Mam wyrzuty sumienia, że poświęciłam im za mało czasu. Nie przyjrzałam
się im zbyt uważnie. Nie zapatrzyłam się w pięknie splątane gałęzie. Nie
wsłuchałam się jak rosną młode liście. Tak tylko rzuciłam okiem i złapałam ich
zarys obiektywem Nikosia. Oj nieładnie. Pocieszam się tym, że będę miała doskonały
pretekst, aby wrócić do Parku Branitz i skupić się przede wszystkim na pięknych
drzewach. Od lat stoją niezmiennie w pięknym parku, chociaż świat dookoła nich
zmienia się i chyba mocno przyspieszył tempo.
Rosną zgodnie z naturalnym rytmem czterech pór roku. Każdy rok odkłada
się kolejną warstwą w ich pniu. Przy wejściu do parku oglądałam ekspozycję
pokazującą przekroje pnia różnych gatunków drzew. Nie zdawałam sobie sprawy, że
są one tak charakterystyczne. Każdy
człowiek ma inny odcisk palca, każde drzewo inny układ słojów.
Drzewa, to płuca Matki Ziemi. Gdy zdrowe, dają radość, pełnię życia, bogactwo kolorów. Dają cień, gdy słońce pali niemiłosiernie. Otulają ciszą, gdy zbyt mocno wieje. Dają schronienie i mieszkanie ptakom. Obwieszczają nadejście Zimy, gdy gubią liście. Niektóre karmią nas swoim pięknem, inne zaś dają szczególną moc zaistnienia, w historii tworzenia Ziemi.
OdpowiedzUsuńGdy chorują, wymagają tak, jak ludzie, serdecznej opieki, miłości i troski.
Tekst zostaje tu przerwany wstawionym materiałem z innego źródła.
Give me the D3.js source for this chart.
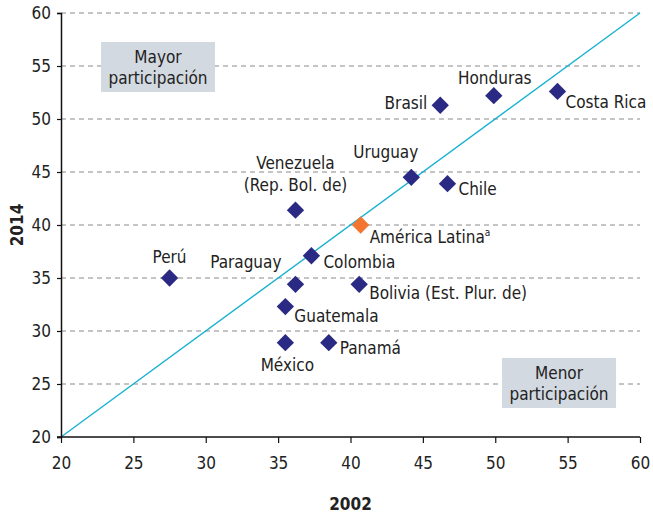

Nagie konary, splatają się w przyjaznych uściskach i ostatnim tchnieniem, zanim położą się do snu, szumią swoją pieśń odchodzenia.
Wsłuchaj się w tę pieśń, być może usłyszysz głosy przodków, którzy z wielką radością posyłają Ci wiedzę o swoim pobycie na Ziemi.
Bogusia Hajdasz.
Ps. Piękne zdjęcia. Jedno nazwaąm "Matką Karmiącą".
Dziękuję. Twoje słowa powinnam chyba wplatać w mój tekst jako jego uzupełnienie i dopowiedzenie czegoś czego nie powiedziałam. Pokazać tym, którzy nie zaglądają do odnośnika Komentarze, który jest poniżej wpisu. Szukałam "Matki Karmiącej" i znalazłam wśród fotografii, pozdrowię ją gdy ponownie zawitam do parku.